REVIEW

Pride of Baghdad

Think of talking animal stories and you’ll probably make the mental leap to Disney, who, with films like The Lion King, has been captivating family audiences for generations. Comics have their fair share of talking animals too, some of which have been highly sophisticated, like Grant Morrison’s We3, Craig Thompson’s Good-bye, Chunky Rice and Art Spiegelman’s Maus.

Pride of Baghdad has a lot in common with The Lion King, not least of all because it’s about a pride of talking lions. Their characters follow something of an archetype: there’s a world-weary matriarch; a young male, not quite alpha enough to take charge; a fiercely protective mother; and her precocious young son. Instead of the wilds of Africa however, this pride of lions are features of Baghdad’s zoo. Based on true events, the story follows what happens to the lions when the zoo gets hit by American bombs and the lions, along with a large number of other animals, escape their enclosures.

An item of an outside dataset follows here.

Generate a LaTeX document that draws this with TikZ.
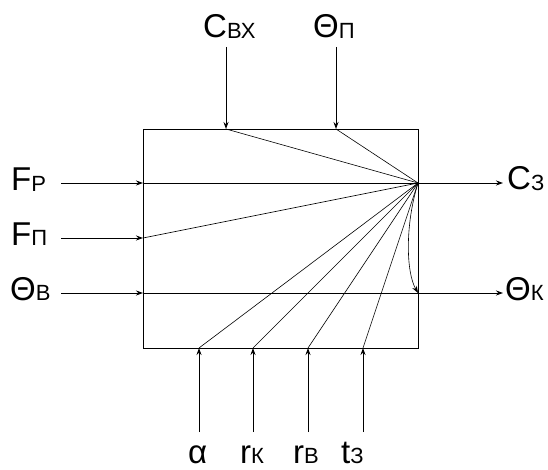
\documentclass[tikz,border=0pt]{standalone}
\usepackage{fontspec}
\setmainfont{Liberation Sans}
\usetikzlibrary{arrows.meta}
\newcommand{\lbl}[2]{{\fontsize{33}{33}\selectfont #1}\raisebox{-0.5pt}{\fontsize{22}{22}\selectfont #2}}
\begin{document}
\begin{tikzpicture}[x=1pt,y=-1pt,
  conn/.style={line width=0.9pt,-{Stealth[length=7pt,width=5pt]}},
  fan/.style={line width=0.6pt},
  frame/.style={line width=0.9pt},
  lab/.style={inner sep=0pt,anchor=base west}]
\useasboundingbox (0,0) rectangle (548,470);
% box
\coordinate (tl) at (143,129);
\coordinate (br) at (418,348);
\draw[frame] (tl) rectangle (br);
\coordinate (hub) at (418,183);
% edge points
\coordinate (eCin) at (226,129);
\coordinate (eTp) at (336,129);
\coordinate (eFr) at (143,183);
\coordinate (eFp) at (143,238);
\coordinate (eTb) at (143,293);
\coordinate (eTbr) at (418,293);
\coordinate (ea) at (199,348);
\coordinate (erk) at (253,348);
\coordinate (erb) at (308,348);
\coordinate (et) at (363,348);
% free ends
\coordinate (sCin) at (226,47);
\coordinate (sTp) at (336,47);
\coordinate (sFr) at (61,183);
\coordinate (sFp) at (61,238);
\coordinate (sTb) at (61,293);
\coordinate (oC) at (503,183);
\coordinate (oT) at (503,293);
\coordinate (sa) at (199,432);
\coordinate (srk) at (253,432);
\coordinate (srb) at (308,432);
\coordinate (st) at (363,432);
% labels
\node[lab] (Lcin) at (203,38) {\lbl{C}{ВХ}};
\node[lab] (Ltp) at (313,38) {\lbl{Θ}{П}};
\node[lab] (Lfr) at (11,191) {\lbl{F}{Р}};
\node[lab] (Lfp) at (11,245) {\lbl{F}{П}};
\node[lab] (Ltb) at (10,300) {\lbl{Θ}{В}};
\node[lab] (Lc) at (507,190) {\lbl{C}{З}};
\node[lab] (Ltk) at (505,300) {\lbl{Θ}{К}};
\node[lab] (La) at (188,463) {\lbl{α}{}};
\node[lab] (Lrk) at (240,463) {\lbl{r}{К}};
\node[lab] (Lrb) at (293,463) {\lbl{r}{В}};
\node[lab] (Lt) at (341,463) {\lbl{t}{З}};
% input arrows
\draw[conn] (sCin) -- (eCin);
\draw[conn] (sTp) -- (eTp);
\draw[conn] (sFr) -- (eFr);
\draw[conn] (sFp) -- (eFp);
\draw[conn] (sTb) -- (eTb);
\draw[conn] (sa) -- (ea);
\draw[conn] (srk) -- (erk);
\draw[conn] (srb) -- (erb);
\draw[conn] (st) -- (et);
% outputs
\draw[conn] (hub) -- (oC);
\draw[conn] (eTb) -- (oT);
% fan
\draw[fan] (eCin) -- (hub);
\draw[fan] (eTp) -- (hub);
\draw[fan] (eFr) -- (hub);
\draw[fan] (eFp) -- (hub);
\draw[fan] (ea) -- (hub);
\draw[fan] (erk) -- (hub);
\draw[fan] (erb) -- (hub);
\draw[fan] (et) -- (hub);
\draw[fan,-{Stealth[length=7pt,width=5pt]}] (hub) .. controls (405,225) and (406,272) .. (eTbr);
\end{tikzpicture}
\end{document}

Vaughan has a mixed approach to the liberties he takes with his characters, adding more of the realistic survival-of-the-fittest violence that you’re inevitably going to find where wild animals mix; but he also gives the lions the ability to ignore their basic requirement for food to maintain their principles, which is more like the kind of characterisation you’d find in a children’s story.

Henrichon’s artwork is nothing short of stunning, maintaining a realism to the animals and the bomb-torn backgrounds that is simply breathtaking. At the same time, however, he manages to give his animals an air of thoughtfulness that makes them look like they could be thinking and communicating with one another in the kind of terms that Vaughan’s script is suggesting.

Pride of Baghdad is a one-sitting sort of book – there are no chapters or natural breaks in the action and it isn’t a long read. However, Vaughan has created a fascinating world – even if the characters are a little two dimensional – with a story that might seem all too Disney if it wasn’t for the story-bombs Vaughan keeps detonating, mixing things up and pulling us back from cosy talking animals to remind us of the horrors of war and nature. All in all it’s a different and ultimately satisfying tale of talking animals, squarely aimed at grown ups.